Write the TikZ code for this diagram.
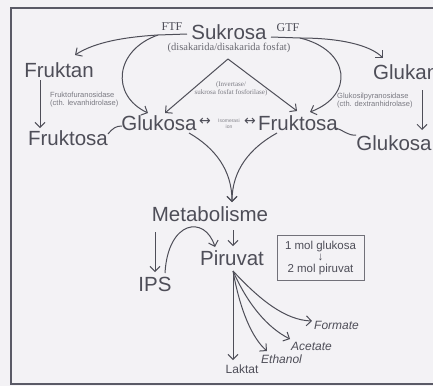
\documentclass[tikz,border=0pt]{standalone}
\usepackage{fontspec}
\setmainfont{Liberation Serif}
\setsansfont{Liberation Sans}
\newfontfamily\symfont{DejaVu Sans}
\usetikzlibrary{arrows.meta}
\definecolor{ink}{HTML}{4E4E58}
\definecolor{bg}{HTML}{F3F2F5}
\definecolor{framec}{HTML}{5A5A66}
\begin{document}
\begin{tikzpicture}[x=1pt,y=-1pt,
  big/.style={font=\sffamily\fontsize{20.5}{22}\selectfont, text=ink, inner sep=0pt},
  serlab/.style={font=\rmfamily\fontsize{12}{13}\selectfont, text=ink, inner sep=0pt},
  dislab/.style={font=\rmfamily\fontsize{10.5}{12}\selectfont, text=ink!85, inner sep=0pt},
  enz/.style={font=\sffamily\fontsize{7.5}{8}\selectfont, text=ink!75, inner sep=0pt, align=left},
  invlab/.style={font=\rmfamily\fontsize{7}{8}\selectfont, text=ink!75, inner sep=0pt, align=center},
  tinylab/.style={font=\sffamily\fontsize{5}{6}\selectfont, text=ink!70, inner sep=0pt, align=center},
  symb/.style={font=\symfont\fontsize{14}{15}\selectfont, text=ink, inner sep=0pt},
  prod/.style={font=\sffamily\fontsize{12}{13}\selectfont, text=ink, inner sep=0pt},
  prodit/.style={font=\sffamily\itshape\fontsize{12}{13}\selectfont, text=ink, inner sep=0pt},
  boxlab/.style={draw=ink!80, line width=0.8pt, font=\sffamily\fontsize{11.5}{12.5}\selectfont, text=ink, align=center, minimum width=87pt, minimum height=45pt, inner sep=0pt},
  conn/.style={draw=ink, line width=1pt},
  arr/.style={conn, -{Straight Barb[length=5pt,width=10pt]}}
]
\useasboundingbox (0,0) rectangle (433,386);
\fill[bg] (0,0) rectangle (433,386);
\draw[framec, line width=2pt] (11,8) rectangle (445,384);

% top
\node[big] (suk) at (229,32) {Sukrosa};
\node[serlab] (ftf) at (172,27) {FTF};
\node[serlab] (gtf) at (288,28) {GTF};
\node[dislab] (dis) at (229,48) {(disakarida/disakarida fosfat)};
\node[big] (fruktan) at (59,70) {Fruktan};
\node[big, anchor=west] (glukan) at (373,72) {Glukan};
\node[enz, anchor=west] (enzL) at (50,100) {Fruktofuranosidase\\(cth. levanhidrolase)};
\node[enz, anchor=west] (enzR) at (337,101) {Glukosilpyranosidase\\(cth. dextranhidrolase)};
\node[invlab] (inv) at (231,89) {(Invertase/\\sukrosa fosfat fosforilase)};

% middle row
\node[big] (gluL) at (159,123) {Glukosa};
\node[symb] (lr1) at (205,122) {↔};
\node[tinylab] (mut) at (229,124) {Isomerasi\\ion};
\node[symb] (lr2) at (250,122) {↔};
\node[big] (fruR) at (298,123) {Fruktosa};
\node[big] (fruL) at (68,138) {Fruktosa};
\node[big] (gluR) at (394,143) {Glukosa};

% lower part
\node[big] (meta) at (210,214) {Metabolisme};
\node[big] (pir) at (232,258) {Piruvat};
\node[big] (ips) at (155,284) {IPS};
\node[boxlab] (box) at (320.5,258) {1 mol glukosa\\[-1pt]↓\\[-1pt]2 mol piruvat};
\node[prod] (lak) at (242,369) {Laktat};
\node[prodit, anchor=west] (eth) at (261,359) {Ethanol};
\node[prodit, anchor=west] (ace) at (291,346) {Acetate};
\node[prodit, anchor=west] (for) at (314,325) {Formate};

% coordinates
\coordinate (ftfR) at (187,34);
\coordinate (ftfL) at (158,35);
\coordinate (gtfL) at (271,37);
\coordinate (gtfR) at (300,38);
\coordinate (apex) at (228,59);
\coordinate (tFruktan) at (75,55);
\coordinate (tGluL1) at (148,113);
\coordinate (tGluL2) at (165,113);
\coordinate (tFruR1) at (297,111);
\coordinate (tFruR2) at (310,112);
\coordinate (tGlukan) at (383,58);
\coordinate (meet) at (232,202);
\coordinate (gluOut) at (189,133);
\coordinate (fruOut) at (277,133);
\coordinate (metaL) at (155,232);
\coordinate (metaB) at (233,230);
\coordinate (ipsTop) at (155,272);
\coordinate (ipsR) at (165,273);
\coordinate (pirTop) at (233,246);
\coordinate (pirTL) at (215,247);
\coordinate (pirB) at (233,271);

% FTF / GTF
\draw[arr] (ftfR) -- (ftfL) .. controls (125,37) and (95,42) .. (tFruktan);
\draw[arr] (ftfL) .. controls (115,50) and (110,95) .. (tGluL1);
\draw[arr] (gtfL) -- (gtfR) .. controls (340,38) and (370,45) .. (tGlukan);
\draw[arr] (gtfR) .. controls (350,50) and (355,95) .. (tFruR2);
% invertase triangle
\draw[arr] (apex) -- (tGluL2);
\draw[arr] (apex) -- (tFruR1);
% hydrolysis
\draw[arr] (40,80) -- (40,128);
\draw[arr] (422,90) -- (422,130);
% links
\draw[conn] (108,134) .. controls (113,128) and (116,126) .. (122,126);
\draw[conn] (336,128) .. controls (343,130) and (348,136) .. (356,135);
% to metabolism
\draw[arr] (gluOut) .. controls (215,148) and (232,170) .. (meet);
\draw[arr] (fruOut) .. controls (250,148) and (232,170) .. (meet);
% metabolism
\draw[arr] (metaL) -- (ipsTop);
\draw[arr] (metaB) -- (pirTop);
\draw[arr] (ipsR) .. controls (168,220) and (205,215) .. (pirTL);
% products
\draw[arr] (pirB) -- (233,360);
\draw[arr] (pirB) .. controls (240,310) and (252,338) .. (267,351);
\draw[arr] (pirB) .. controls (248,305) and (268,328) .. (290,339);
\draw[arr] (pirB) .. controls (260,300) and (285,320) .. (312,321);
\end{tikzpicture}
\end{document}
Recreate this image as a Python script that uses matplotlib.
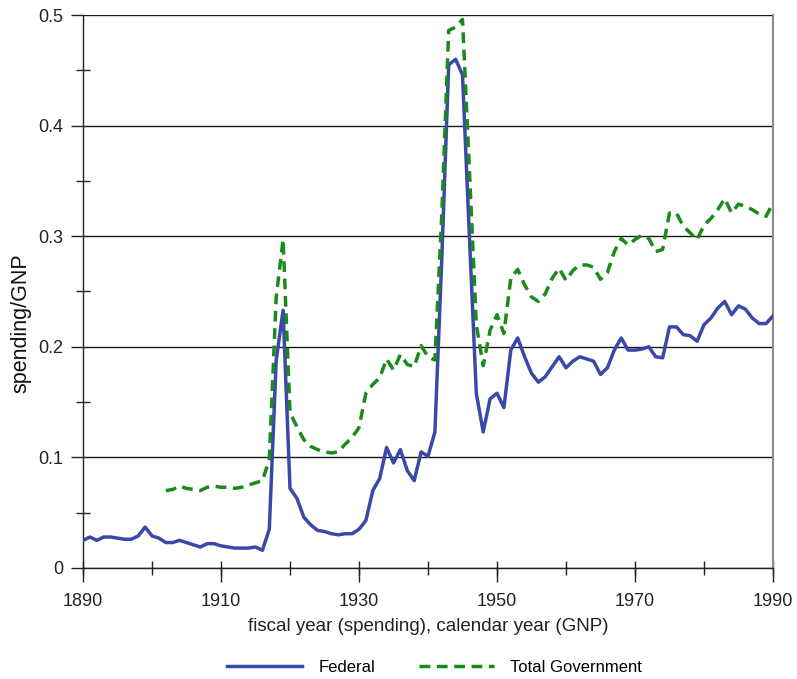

+++

▶ _DIRECTIVE_: Where a line holds "this", copy it out.

▶ _SOLUTION_:
Write the TikZ code for this diagram.
Recreate this image as a Python script that uses matplotlib.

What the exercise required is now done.